Simon is called `the Zealot,’ either because he was zealous for the Jewish law or because he was a member of the Zealot party, which in the time of Jesus sought to overthrow Roman domination by force.
Some of Jesus’ followers, the Gospels indicate, were hardly pacifists. Peter was ready to use his sword in the garden of Gethsemani when the temple guards came to seize Jesus; James and John told Jesus to call down fire from heaven on the hostile Samaritans whom they met on their journey to Jerusalem.
Simon, therefore, may have thought of revolution when he answered Jesus’ call .
Jude, called “Thaddeus” to distinguish him from Judas Iscariot, may be the brother of James, the son of Alphaeus, some interpreters of the Gospel say. If that’s so, he’s also a relative of Jesus. He may be the author of the Epistle of Jude in the New Testament.
Early Christian traditions – all difficult to prove historically – locate the ministry of these apostles in places as far apart as Britain and Persia; one important legend from 3rd century Syria says they were apostles to Syria. If so, we ask their intercession for that troubled place today.

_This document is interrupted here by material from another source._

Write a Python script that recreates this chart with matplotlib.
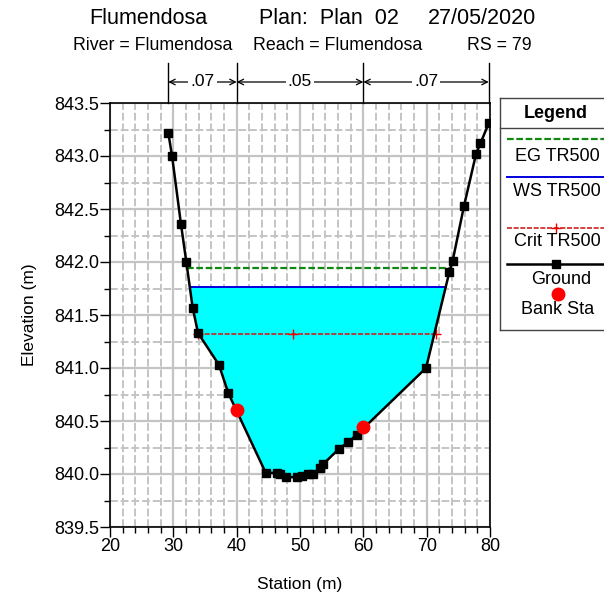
import numpy as np
import matplotlib.pyplot as plt
from matplotlib.lines import Line2D
from matplotlib.ticker import MultipleLocator, FormatStrFormatter
import matplotlib.transforms as mtransforms

plt.rcParams['font.family'] = ['Liberation Sans', 'DejaVu Sans']

# ground geometry (station, elevation)
station = [29.2, 29.8, 31.2, 32.05, 33.05, 33.9, 37.2, 38.7, 44.6, 46.3, 46.8, 47.8,
           49.6, 50.3, 51.3, 52.1, 53.2, 53.6, 56.2, 57.6, 58.95, 69.9, 73.6, 74.1,
           75.9, 77.8, 78.5, 79.8]
elevation = [843.22, 843.0, 842.36, 842.0, 841.57, 841.33, 841.03, 840.76, 840.01, 840.01,
             840.0, 839.97, 839.97, 839.98, 840.0, 840.0, 840.06, 840.09, 840.24, 840.3,
             840.37, 841.0, 841.91, 842.01, 842.53, 843.02, 843.12, 843.31]
bank_sta = [40.0, 59.9]
bank_elev = [840.6, 840.44]
eg_elev = 841.94
ws_elev = 841.76
crit_elev = 841.32
crit_sta = [33.9, 48.9, 71.5]
mann_sta = [29.2, 40.0, 60.0, 79.8]
mann_n = ['.07', '.05', '.07']

W, H = 604, 598
fig = plt.figure(figsize=(W / 100, H / 100), dpi=100)
ax = fig.add_axes([110 / W, 1 - 527 / H, 380 / W, 424 / H])

st = np.array(station)
el = np.array(elevation)


def wet_span(level):
    # where a level meets the left and right banks
    lo = int(np.argmin(el))
    left = np.interp(level, el[:lo + 1][::-1], st[:lo + 1][::-1])
    right = np.interp(level, el[lo:], st[lo:])
    return left, right


# water fill
xf = np.linspace(st[0], st[-1], 2000)
gf = np.interp(xf, st, el)
ax.fill_between(xf, gf, ws_elev, where=gf < ws_elev, color='#00ffff', lw=0, zorder=2)

eg_l, eg_r = wet_span(eg_elev)
ws_l, ws_r = wet_span(ws_elev)
ax.plot([eg_l, eg_r], [eg_elev] * 2, color='#118811', ls=(0, (3, 1.2)), lw=1.6, zorder=3)
ax.plot([ws_l, ws_r], [ws_elev] * 2, color='#0000dd', lw=1.4, zorder=3)
ax.plot([crit_sta[0], crit_sta[-1]], [crit_elev] * 2, color='#cc2222', ls=(0, (3, 1)),
        lw=1.2, zorder=3)
ax.plot(crit_sta, [crit_elev] * len(crit_sta), ls='none', marker='+', color='#ee0000',
        ms=7, mew=1, zorder=3)

ax.plot(station, elevation, color='black', lw=1.8, marker='s', ms=5.5, zorder=4)
ax.plot(bank_sta, bank_elev, ls='none', marker='o', color='#ff0000', ms=9, zorder=5)

ax.set_xlim(20, 80)
ax.set_ylim(839.5, 843.5)
ax.xaxis.set_major_locator(MultipleLocator(10))
ax.xaxis.set_minor_locator(MultipleLocator(2))
ax.yaxis.set_major_locator(MultipleLocator(0.5))
ax.yaxis.set_minor_locator(MultipleLocator(0.25))
ax.yaxis.set_major_formatter(FormatStrFormatter('%.1f'))
ax.grid(which='major', color='#c4c4c4', lw=1.6, ls='-', zorder=0)
ax.grid(which='minor', color='#c4c4c4', lw=1.4, ls=(0, (4, 1.5)), zorder=0)
ax.set_axisbelow(True)
ax.tick_params(which='major', direction='out', length=7, width=1, labelsize=13, pad=1)
ax.tick_params(which='minor', direction='out', length=4, width=1)
for sp in ax.spines.values():
    sp.set_linewidth(1.2)

ax.set_xlabel('Station (m)', fontsize=12.5, labelpad=16)
ax.set_ylabel('Elevation (m)', fontsize=12.5, labelpad=12)

# Manning's n brackets above the plot
trans = mtransforms.blended_transform_factory(ax.transData, ax.transAxes)
top = 1 + 40 / 424
arr_y = 1 + 21 / 424
for s in mann_sta:
    ax.plot([s, s], [1, top], color='black', lw=1, transform=trans, clip_on=False)
for i, n in enumerate(mann_n):
    x0, x1 = mann_sta[i], mann_sta[i + 1]
    ax.annotate('', xy=(x1, arr_y), xytext=(x0, arr_y), xycoords=trans, textcoords=trans,
                arrowprops=dict(arrowstyle='<->', color='black', lw=0.9,
                                shrinkA=0, shrinkB=0, mutation_scale=10))
    ax.text((x0 + x1) / 2, arr_y, n, transform=trans, ha='center', va='center',
            fontsize=12.5, bbox=dict(fc='white', ec='none', pad=1.5))

# titles
fig.text(89 / W, 1 - 18 / H, 'Flumendosa', fontsize=15.5, va='center', ha='left')
fig.text(259 / W, 1 - 18 / H, 'Plan:  Plan  02', fontsize=15.5, va='center', ha='left')
fig.text(428 / W, 1 - 18 / H, '27/05/2020', fontsize=15.5, va='center', ha='left')
fig.text(73 / W, 1 - 46 / H, 'River = Flumendosa', fontsize=12.8, va='center', ha='left')
fig.text(253 / W, 1 - 46 / H, 'Reach = Flumendosa', fontsize=12.8, va='center', ha='left')
fig.text(467 / W, 1 - 46 / H, 'RS = 79', fontsize=12.8, va='center', ha='left')


# legend box (manual, runs off the right edge like the original)
def fx(px):
    return px / W


def fy(py):
    return 1 - py / H


fig.add_artist(Line2D([fx(500), fx(500)], [fy(98), fy(330)], color='#444444', lw=1))
fig.add_artist(Line2D([fx(500), fx(620)], [fy(98), fy(98)], color='#444444', lw=1))
fig.add_artist(Line2D([fx(500), fx(620)], [fy(330), fy(330)], color='#444444', lw=1))
fig.add_artist(Line2D([fx(500), fx(620)], [fy(128), fy(128)], color='#444444', lw=1))
fig.text(fx(556), fy(113), 'Legend', fontsize=13, fontweight='bold', ha='center', va='center')

lx = [fx(507), fx(610)]
fig.add_artist(Line2D(lx, [fy(139)] * 2, color='#118811', ls=(0, (3, 1.2)), lw=1.6))
fig.text(fx(557), fy(156), 'EG TR500', fontsize=13, ha='center', va='center')
fig.add_artist(Line2D(lx, [fy(177)] * 2, color='#0000dd', lw=1.4))
fig.text(fx(557), fy(192), 'WS TR500', fontsize=13, ha='center', va='center')
fig.add_artist(Line2D(lx, [fy(228)] * 2, color='#cc2222', ls=(0, (3, 1)), lw=1.2))
fig.add_artist(Line2D([fx(556)], [fy(228)], ls='none', marker='+', color='#ee0000', ms=7))
fig.text(fx(557), fy(242), 'Crit TR500', fontsize=13, ha='center', va='center')
fig.add_artist(Line2D(lx, [fy(264)] * 2, color='black', lw=1.8))
fig.add_artist(Line2D([fx(556)], [fy(264)], ls='none', marker='s', color='black', ms=5.5))
fig.text(fx(561), fy(279), 'Ground', fontsize=13, ha='center', va='center')
fig.add_artist(Line2D([fx(558)], [fy(294)], ls='none', marker='o', color='#ff0000', ms=9))
fig.text(fx(558), fy(310), 'Bank Sta', fontsize=13, ha='center', va='center')

fig.savefig('out.png', dpi=100)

Knowing little about Simon and Jude may be a good thing, because then we have to look to their mission to know them – they were apostles. Even if we don’t know exactly where each of them went, they were apostles. The mission of the apostles was to follow Jesus. “ As the Father has sent me, so I send you.” Jesus says in the Gospel of John. He also said, “I have come down from heaven, not to do my own will, but the will of him who sent me.”
God made his will known to the apostles in due time. They didn’t decide what to do or where to go by themselves. They knew God’s will day by day, as we do. So often, it was unexpected and perhaps not what they planned.
“Your will be done,” we say in the Lord’s Prayer. That’s an apostle’s prayer. We try to make it our prayer too.